You may wonder how many people actually still speak dialects. According to Istat, Italy’s Instituto Nazionale di Statistica, around 50 per cent of the Italian population still speak a regional dialect as a mother tongue. However, the exclusive use of dialect (so speaking dialect without also using Italian) is decreasing, and it seems that dialect is more commonly used amongst those with lower levels of education, than amongst those who hold a degree. Dialects are also more commonly spoken between friends and family, than at work for example. This probably explains why (as a non-Italian visitor to the country) I only heard them spoken on very few occasions. That said, one the more widely spoken ones, Neapolitan, is still used in a range of contexts such as TV series and in popular songs. Of the Italians I know, some speak a dialect, some do not, but nearly all of them agreed when asked that their grandparents’ generation are now the main users of regional languages and dialects. A few were of the opinion that the widespread use of dialects will die out in the not too distant future, and most seemed to think that learning a second language was more important than a regional dialect. Yet surely it would be a little sad to lose Italy’s dialects, and by association some of the history of the different regions, if they were to become extinct.

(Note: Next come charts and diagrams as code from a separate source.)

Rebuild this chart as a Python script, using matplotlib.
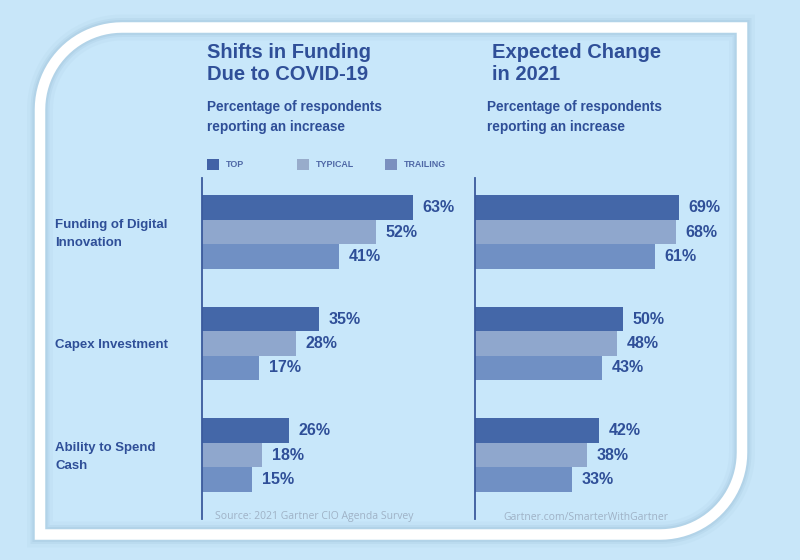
import matplotlib
import matplotlib.pyplot as plt
import matplotlib.patches as mpatches
import matplotlib.transforms as mtrans
from matplotlib.path import Path
import numpy as np
matplotlib.use('Agg')


######################
# DATA
######################

categories = ['Funding of Digital\nInnovation', 'Capex Investment', 'Ability to Spend\nCash']
series_names = ['TOP', 'TYPICAL', 'TRAILING']
shifts_top = [63, 35, 26]
shifts_typical = [52, 28, 18]
shifts_trailing = [41, 17, 15]
expected_top = [69, 50, 42]
expected_typical = [68, 48, 38]
expected_trailing = [61, 43, 33]

left_title = 'Shifts in Funding\nDue to COVID-19'
right_title = 'Expected Change\nin 2021'
subtitle = 'Percentage of respondents\nreporting an increase'
source_text = 'Source: 2021 Gartner CIO Agenda Survey'
site_text = 'Gartner.com/SmarterWithGartner'

######################
# STYLE
######################

W, H = 800, 560
bg_color = '#c8e6f9'
text_color = '#2f4f98'
bar_colors = ['#4467a8', '#8fa7cd', '#7090c4']
legend_colors = ['#4262a6', '#98accb', '#7b90bf']
axis_color = '#3b5a9c'
footer_color = '#9fb2c6'
bold_font = ['Liberation Sans', 'DejaVu Sans']

bar_px = 24.5          # bar thickness in pixels
group_gap = 111.5 / bar_px


def fx(px):
    return px / W


def fy(py):
    # image y (from top) -> figure fraction
    return 1 - py / H


fig = plt.figure(figsize=(W / 100, H / 100), dpi=100, facecolor=bg_color)

######################
# FRAME
######################

left, right, top, bottom, r = 40, 742, 560 - 27.5, 560 - 534.5, 82
t1 = np.linspace(np.pi, np.pi / 2, 24)
t2 = np.linspace(0, -np.pi / 2, 24)
verts = [(left, bottom), (left, top - r)]
verts += [(left + r + r * np.cos(t), top - r + r * np.sin(t)) for t in t1]
verts += [(right, top), (right, bottom + r)]
verts += [(right - r + r * np.cos(t), bottom + r + r * np.sin(t)) for t in t2]
verts += [(left, bottom)]
codes = [Path.MOVETO] + [Path.LINETO] * (len(verts) - 2) + [Path.CLOSEPOLY]
frame_path = Path(verts, codes)

ident = mtrans.IdentityTransform()
fig.add_artist(mpatches.PathPatch(frame_path, facecolor='#c8e7fa', edgecolor='none', transform=ident, zorder=0))
for lw, a in [(26, 0.08), (19, 0.14), (15, 0.2)]:
    fig.add_artist(mpatches.PathPatch(frame_path, facecolor='none', edgecolor='#8fb3cc', lw=lw * 0.72,
                                      alpha=a, transform=ident, zorder=0.5, joinstyle='miter'))
fig.add_artist(mpatches.PathPatch(frame_path, facecolor='none', edgecolor='white', lw=10.5 * 0.72,
                                  transform=ident, zorder=1, joinstyle='miter'))

######################
# BARS
######################

ax_top, ax_bot = 178, 519
y_top0 = 207.5


def draw_panel(x0_px, width_px, scale, values):
    ax = fig.add_axes([fx(x0_px), fy(ax_bot), fx(width_px), (ax_bot - ax_top) / H])
    ax.patch.set_alpha(0)
    ax.set_xlim(0, width_px / scale)
    ax.set_ylim((ax_bot - y_top0) / bar_px, (ax_top - y_top0) / bar_px)
    for spine in ['top', 'right', 'bottom']:
        ax.spines[spine].set_visible(False)
    ax.spines['left'].set_color(axis_color)
    ax.spines['left'].set_linewidth(1.3)
    ax.set_xticks([])
    ax.set_yticks([])
    for b, (vals, col) in enumerate(zip(values, bar_colors)):
        ys = [g * group_gap + b for g in range(len(vals))]
        bars = ax.barh(ys, vals, height=1.0, color=col, zorder=2)
        ax.bar_label(bars, labels=['%d%%' % v for v in vals], padding=7, color=text_color,
                     fontsize=11.5, fontweight='bold', family=bold_font)
    return ax


ax1 = draw_panel(202, 250, 3.35, [shifts_top, shifts_typical, shifts_trailing])
ax2 = draw_panel(475, 250, 2.95, [expected_top, expected_typical, expected_trailing])

# category labels
lab_tr = mtrans.blended_transform_factory(fig.transFigure, ax1.transData)
for g, cat in enumerate(categories):
    ax1.text(fx(55), g * group_gap + 1.08, cat, transform=lab_tr, ha='left', va='center',
             color=text_color, fontsize=9.5, fontweight='bold', family=bold_font, linespacing=1.6)

######################
# TITLES / LEGEND / FOOTER
######################

fig.text(fx(207), fy(43), left_title, ha='left', va='top', color=text_color, fontsize=14.5,
         fontweight='bold', family=bold_font, linespacing=1.2)
fig.text(fx(492), fy(43), right_title, ha='left', va='top', color=text_color, fontsize=14.5,
         fontweight='bold', family=bold_font, linespacing=1.2)
fig.text(fx(207), fy(100), subtitle, ha='left', va='top', color=text_color, fontsize=9.8,
         fontweight='bold', family=bold_font, linespacing=1.5)
fig.text(fx(487), fy(100), subtitle, ha='left', va='top', color=text_color, fontsize=9.8,
         fontweight='bold', family=bold_font, linespacing=1.5)

legend_x = [207, 297, 385]
for x, name, col in zip(legend_x, series_names, legend_colors):
    fig.add_artist(mpatches.Rectangle((x, 560 - 170), 12, 11, facecolor=col, edgecolor='none',
                                      transform=ident, zorder=3))
    fig.text(fx(x + 19), fy(164.5), name, ha='left', va='center', color='#4f68a6', fontsize=6.4,
             fontweight='bold', family=bold_font)

fig.text(fx(215), fy(517), source_text, ha='left', va='center', color=footer_color, fontsize=7.5,
         family=['Open Sans', 'DejaVu Sans'])
fig.text(fx(503), fy(517), site_text, ha='left', va='center', color=footer_color, fontsize=7.5,
         family=['Open Sans', 'DejaVu Sans'])

fig.savefig('out.png', dpi=100, facecolor=bg_color)
plt.close(fig)
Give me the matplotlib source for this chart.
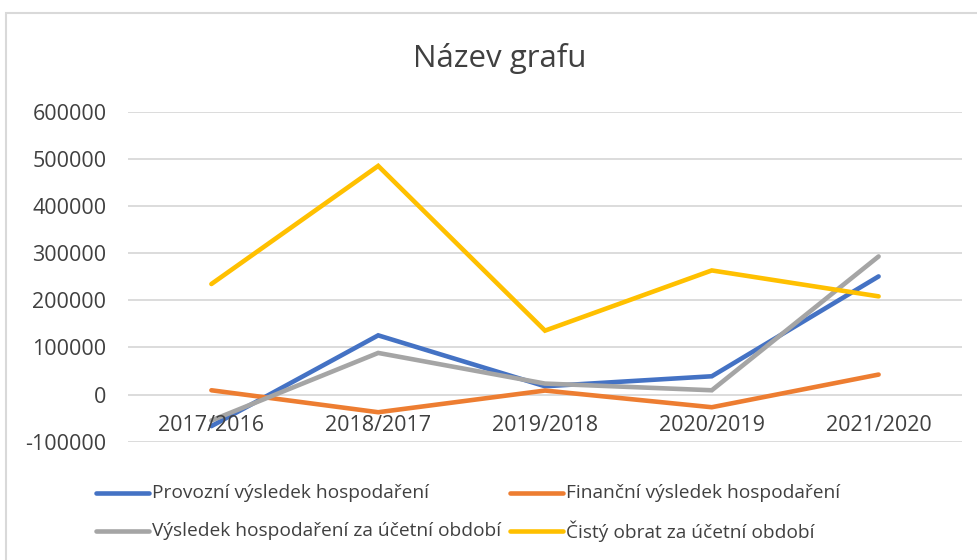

Maybe dialects should be considered in a less practical sense and more as part of Italian culture, less about communicating with others, and more about remembering the history of the relatively modern country of Italy. Perhaps, being from the UK, and having no dialect of my own to learn and speak with my friends and family, I have romanticised the idea of being able to speak a dialect. Maybe, if I were Italian, I would resent it. Yet I still find it fascinating that, if you know where to look and who to talk to, these ancient languages and dialects can still be heard today.

A few words and phrases 


Come ti chiami? – What is your name? 

Mi chiamo… – My name is… 

Piacere! – Pleased to meet you!

Per favore – Please

Grazie – Thank you



Comme te chiame? – What is your name? 

Me chiamme… – My name is… 

Piacere mij! – Pleased to meet you! 

Pe favore – Please

Grazij -Thank you



Comu ti chiami? – What is your name?